Thinking about tonight and managing the store by myself is just freaking me out. The nerves are getting to me and I don't know what to do about it. That's why I wanted to talk to someone.....anyone last night. I just wanted to talk to forget about how nervous I am. But, as usual no one at my house wanted to talk to me and no one was online to either.
Once again my family is pretty much blaming me for everything that goes wrong around the house. It's my fault that my dad showed up early to pick me up on Monday night. Which just makes me even more nervous about tonight because on Monday night I was going over things with my boss for tonight but didn't get to finish because otherwise I would have had to walk home.

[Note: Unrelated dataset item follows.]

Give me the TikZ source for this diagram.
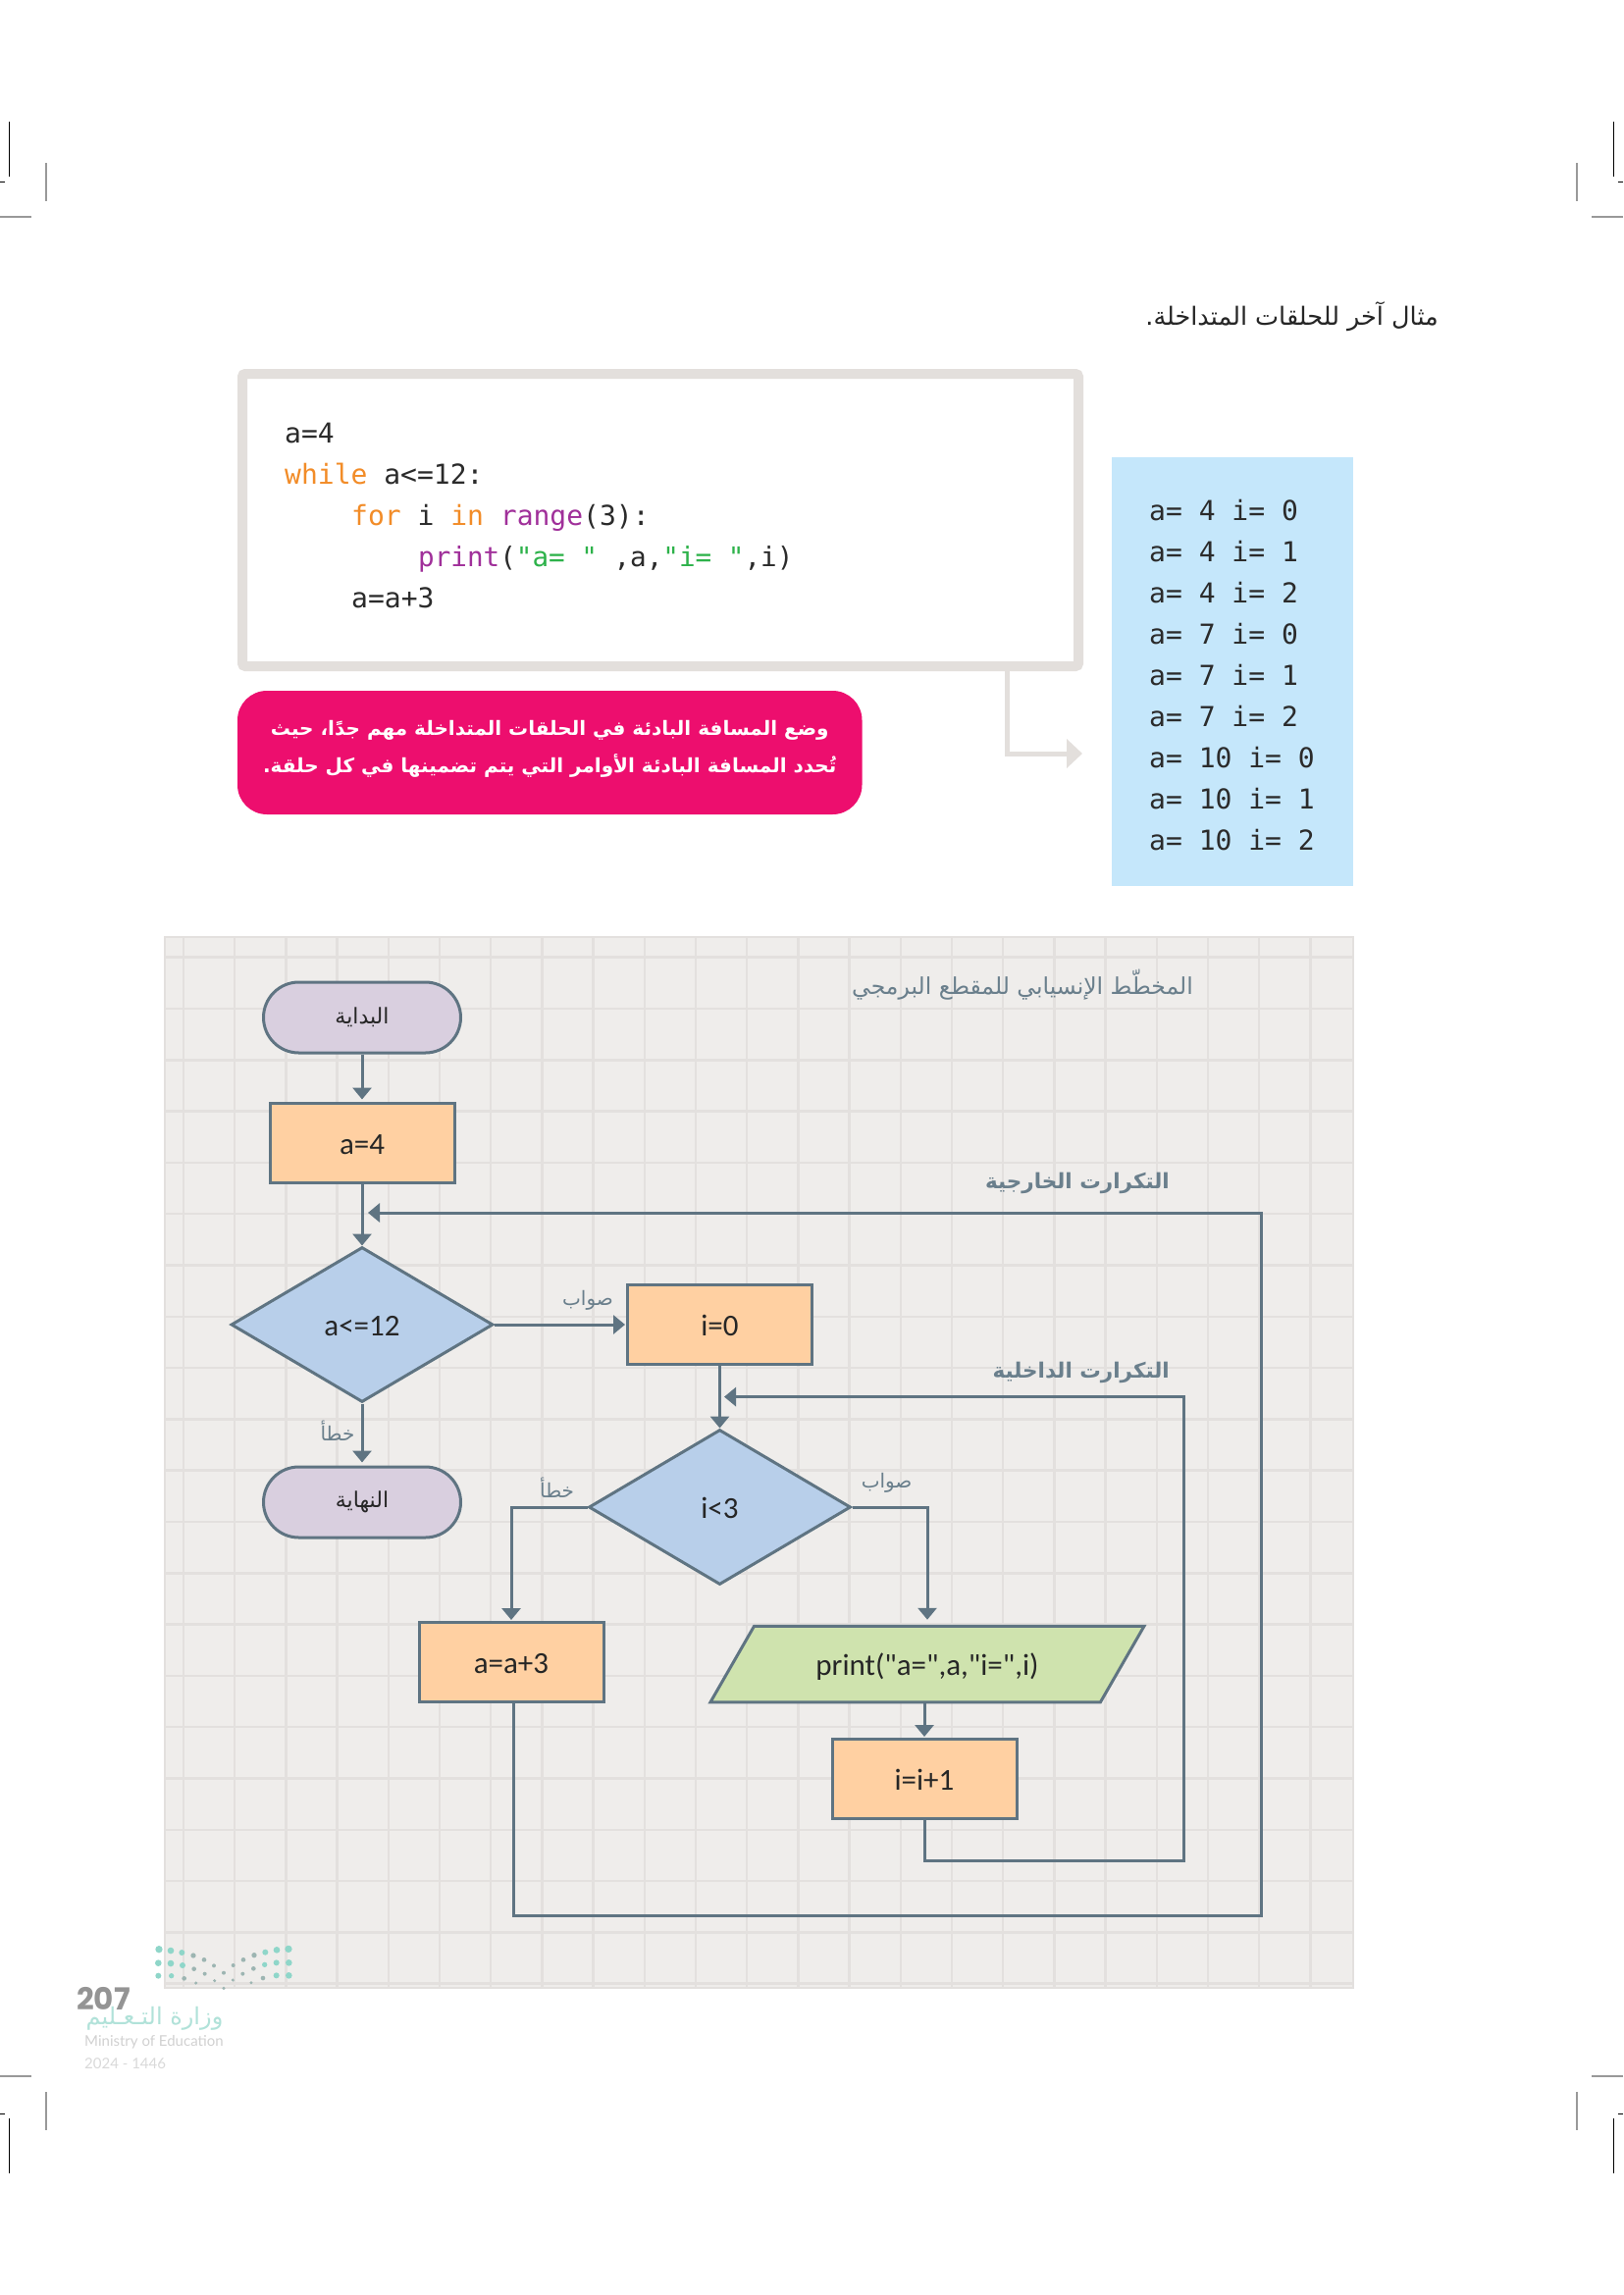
\documentclass[tikz,border=0pt]{standalone}
\usepackage{fontspec}
\usetikzlibrary{arrows.meta,shapes.geometric}
\TeXXeTstate=1
\newfontfamily\arfont[Script=Arabic]{DejaVu Sans}
\newfontfamily\codefont{DejaVu Sans Mono}
\newfontfamily\flowfont{Carlito}
\newfontfamily\latofont{Lato}
\newfontfamily\popfont{Poppins}
\newcommand{\AR}[1]{\arfont\beginR #1\endR}
\newcommand{\fsz}[1]{\fontsize{#1}{#1}\selectfont}
\definecolor{linec}{HTML}{5F7482}
\definecolor{labelc}{HTML}{6A7F8C}
\definecolor{panelbg}{HTML}{EFEDEB}
\definecolor{gridc}{HTML}{E3E0DE}
\definecolor{framec}{HTML}{E3DFDC}
\definecolor{pinkc}{HTML}{ED0E6E}
\definecolor{outc}{HTML}{C5E7FB}
\definecolor{termc}{HTML}{D9CFDF}
\definecolor{procc}{HTML}{FFD0A2}
\definecolor{decc}{HTML}{B8CFEA}
\definecolor{ioc}{HTML}{CFE3AE}
\definecolor{kw}{HTML}{F28C28}
\definecolor{fn}{HTML}{A0309A}
\definecolor{strc}{HTML}{2DB24A}
\definecolor{codec}{HTML}{2B2B2B}
\definecolor{tealdot}{HTML}{8FD6C9}
\definecolor{graydot}{HTML}{9DB5B2}
\tikzset{
  flowshape/.style={draw=linec,line width=3pt,inner sep=0pt,text=black!85},
  flowtext/.style={flowshape,font=\flowfont\fsz{31},text height=23pt,text depth=0pt},
  termbox/.style={flowshape,rectangle,rounded corners=36pt,fill=termc,minimum width=201pt,minimum height=72pt,font=\fsz{22}},
  procbox/.style={flowtext,rectangle,fill=procc,minimum width=188pt,minimum height=81pt},
  decbox/.style={flowtext,diamond,fill=decc,minimum width=267pt,minimum height=158pt,aspect=1.68},
  iobox/.style={flowtext,trapezium,trapezium left angle=27.3,trapezium right angle=152.7,trapezium stretches body,fill=ioc,minimum width=442pt,minimum height=77.5pt},
  flowarrow/.style={draw=linec,line width=3pt,-{Triangle[length=12pt,width=19pt]}},
  arlabel/.style={text=labelc,font=\fsz{20},inner sep=0pt},
  loopcap/.style={text=labelc,font=\fsz{21.5}\bfseries,inner sep=0pt},
  codeline/.style={anchor=base west,inner sep=0pt,text=codec,font=\codefont\fsz{28}},
  cropdark/.style={draw=black,line width=1.5pt},
  cropgray/.style={draw=black!40,line width=2pt},
}
\begin{document}
\begin{tikzpicture}[x=1pt,y=-1pt]
\useasboundingbox (0,0) rectangle (1654,2339);
\fill[white] (0,0) rectangle (1654,2339);

% crop marks
\foreach \sx/\ax/\bx/\cx/\dx in {0/9.3/0/46.7/0, 1/1644.7/1654/1607.3/1654}{
  \pgfmathsetmacro{\ex}{\sx==0 ? 5 : 1649}
  \pgfmathsetmacro{\fx}{\sx==0 ? 32 : 1622}
  \draw[cropdark] (\ax,124) -- (\ax,180);
  \draw[cropdark,line width=1pt] (\bx,185) -- (\ex,185);
  \draw[cropgray] (\cx,166) -- (\cx,205);
  \draw[cropgray] (\dx,221) -- (\fx,221);
  \draw[cropgray] (\dx,2116) -- (\fx,2116);
  \draw[cropgray] (\cx,2132) -- (\cx,2171);
  \draw[cropdark,line width=1pt] (\bx,2154) -- (\ex,2154);
  \draw[cropdark] (\ax,2159) -- (\ax,2215);
}

% heading
\node[anchor=base east,inner sep=0pt,text=black!85,font=\fsz{25.5}] (heading) at (1466,331) {\AR{مثال آخر للحلقات المتداخلة.}};

% code frame
\node[draw=framec,line width=10pt,rounded corners=3pt,fill=white,minimum width=852pt,minimum height=298pt,inner sep=0pt] (code) at (673,530) {};
\node[codeline] (c1) at (290,451) {a=4};
\node[codeline] (c2) at (290,493) {\textcolor{kw}{while} a<=12:};
\node[codeline] (c3) at (358,535) {\textcolor{kw}{for} i \textcolor{kw}{in} \textcolor{fn}{range}(3):};
\node[codeline,font=\codefont\fsz{27.6}] (c4) at (426,577) {\textcolor{fn}{print}(\textcolor{strc}{"a= "} ,a,\textcolor{strc}{"i= "},i)};
\node[codeline] (c5) at (358,619) {a=a+3};

% output panel
\node[fill=outc,minimum width=246pt,minimum height=437pt,inner sep=0pt] (output) at (1256,684.5) {};
\foreach \t [count=\k] in {a= 4 i= 0,a= 4 i= 1,a= 4 i= 2,a= 7 i= 0,a= 7 i= 1,a= 7 i= 2,a= 10 i= 0,a= 10 i= 1,a= 10 i= 2}{
  \node[codeline] (out\k) at (1171,{488+42*\k}) {\t};
}

% gray connector
\coordinate (graytip) at (1103,768);
\draw[draw=framec,line width=5pt,-{Triangle[length=16pt,width=29pt]}] ([xshift=353pt]code.south) |- (graytip);

% pink note
\node[fill=pinkc,rounded corners=30pt,minimum width=636.5pt,minimum height=126pt,inner sep=0pt] (note) at (560.25,767) {};
\node[inner sep=0pt,text=white,align=center,font=\fontsize{20}{38}\selectfont\bfseries] (notetext) at (560.25,763) {\arfont\beginR وضع المسافة البادئة في الحلقات المتداخلة مهم جدًا، حيث\endR\\\arfont\beginR تُحدد المسافة البادئة الأوامر التي يتم تضمينها في كل حلقة.\endR};

% flowchart panel
\fill[panelbg] (168,955) rectangle (1379,2026);
\foreach \i in {0,...,22}{
  \pgfmathsetmacro{\gx}{187+52.2*\i}
  \draw[gridc,line width=2.5pt] (\gx,955) -- (\gx,2026);
}
\foreach \i in {0,...,20}{
  \pgfmathsetmacro{\gy}{975.7+52.3*\i}
  \draw[gridc,line width=2.5pt] (168,\gy) -- (1379,\gy);
}
\draw[gridc,line width=2.5pt] (168,955) rectangle (1379,2026);

% logo dots
\foreach \xx/\yy/\rr in {336/110/11,372/114/10,406/120/9,732/109/11,696/112/10,661/119/9,334/152/10,372/153/10,408/159/9,733/151/10,695/151/9,659/157/8,334/191/9,374/191/8,733/190/10,695/190/9}{
  \fill[tealdot] ({50+\xx/3},{1950+\yy/3}) circle ({\rr/3});
}
\foreach \xx/\yy/\rr in {441/129/8,474/142/7,504/160/6,534/182/6,563/159/6,594/142/7,627/128/8,443/170/7,476/185/6,506/206/5,534/229/5,562/204/5,592/185/6,625/169/7,413/199/7,449/213/5,618/212/5,654/198/7}{
  \fill[graydot] ({50+\xx/3},{1950+\yy/3}) circle ({\rr/3});
}
\node[anchor=base west,inner sep=0pt,text=black!42,font=\popfont\fsz{31}\bfseries] (pageno) at (78,2048) {207};
\node[anchor=center,inner sep=0pt,text=tealdot!70,font=\fsz{24}] (ministryar) at (157.5,2057) {\AR{وزارة التـعـليم}};
\node[anchor=base west,inner sep=0pt,text=black!18,font=\latofont\fsz{15}] (ministryen) at (86,2085) {Ministry of Education};
\node[anchor=base west,inner sep=0pt,text=black!15,font=\latofont\fsz{15}] (year) at (86,2108) {2024 - 1446};

% flowchart nodes
\node[termbox] (start) at (369,1037) {\AR{البداية}};
\node[procbox] (a4) at (369,1164.5) {a=4};
\node[decbox] (d1) at (369,1350) {a<=12};
\node[termbox] (stop) at (369,1531) {\AR{النهاية}};
\node[procbox] (i0) at (733.5,1350) {i=0};
\node[decbox] (d2) at (733.5,1536) {i<3};
\node[procbox] (a3) at (521,1694) {a=a+3};
\node[iobox] (print) at (945,1696) {print("a=",a,"i=",i)};
\node[procbox] (inc) at (942,1813) {i=i+1};

% free-end coordinates
\coordinate (outertip) at (375,1236);
\coordinate (outercorner) at (1285,1952);
\coordinate (innertip) at (738,1423.6);
\coordinate (innercorner) at (1206,1896);

% connectors
\draw[flowarrow,shorten >=2pt] (start) -- (a4);
\draw[flowarrow] (a4) -- (d1.north);
\draw[flowarrow,shorten >=3pt] (d1.south) -- (stop);
\draw[flowarrow,shorten >=1pt] (d1.east) -- (i0);
\draw[flowarrow] (i0) -- (d2.north);
\draw[flowarrow,shorten >=1pt] (d2.west) -| (a3.north);
\draw[flowarrow,shorten >=5pt] (d2.east) -| (print.north);
\draw[flowarrow,shorten >=1pt] (print.south -| inc.north) -- (inc.north);
\draw[flowarrow] (inc.south) |- (innercorner) -- (innercorner |- innertip) -- (innertip);
\draw[flowarrow] ([xshift=2pt]a3.south) |- (outercorner) -- (outercorner |- outertip) -- (outertip);

% flowchart labels
\node[arlabel] (t1) at (599,1325) {\AR{صواب}};
\node[arlabel] (f1) at (344,1458) {\AR{خطأ}};
\node[arlabel] (f2) at (567.6,1516) {\AR{خطأ}};
\node[arlabel] (t2) at (903.6,1511) {\AR{صواب}};
\node[text=labelc,inner sep=0pt,font=\fsz{23.5}] (title) at (1042,1004) {\AR{المخطّط الإنسيابي للمقطع البرمجي}};
\node[loopcap,anchor=east] (outercap) at (1192,1206) {\AR{التكرارت الخارجية}};
\node[loopcap,anchor=east] (innercap) at (1192,1399) {\AR{التكرارت الداخلية}};
\end{tikzpicture}
\end{document}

Thinking about Monday brings up something that has confuzed me greatley. Yesterday morning I was dropped off at 6:30 in the morning for a bus that comes at 7:17 because no one else in the house would take me and my dad would not leave later then that. He was still mad at me about Monday night. He did not care at all that I would be sitting in the cold for at least 45 min. to wait for a bus and did not seem to care at all that I could become sick because of it. However later in the day he and my mother are scrambling to figure out who can pick up Emily from work because her car was acting funny and my dad didn't want her to wait in the cold. I'm all like "Doesn't she work in a school? Can't she stand inside?"
Apparently not, because he left early from work to get her. Then later while they and my mom are figuring out car arrangements for the next few days, my dad and Emily get it into their heads that she can just drive my car until hers is fixed. That of course gets me upset because they don't even ask me if she can use it, they just assume and plan that they can. When I come out of my room and state that she should not plan on using my car for the rest of the week because I will be using it again as soon as my glasses come in I get called a selfish lazy ass bitch who is just trying to cause more trouble. (This coming from the person who seems to think that it is to difficult to drive her little sister across the street for basketball and instead screams at everyone else to do it.)
My dad also makes the case that she needs to use my car so that no one will have to pick her up from work and she won't have to wait in the cold because he doesn't want anyone getting sick. I then simply ask why I had to wait in the cold for almost an hour that morning waiting for the bus? His response was that he didn't care if I got sick considering it is my fault that my glasses haven't come in yet and so until I fix all of my supposed many different problems I have to suffer with the consequences. Doesn't something like that really make you feel loved?
I just really need it to be tomorrow already. That way I'll have the stress of tonight over with. It will also be closer to the weekend, which although I am going to be working most of the time, will allow me some tiny amount of time to relax and hopefully have fun and spend some time with people.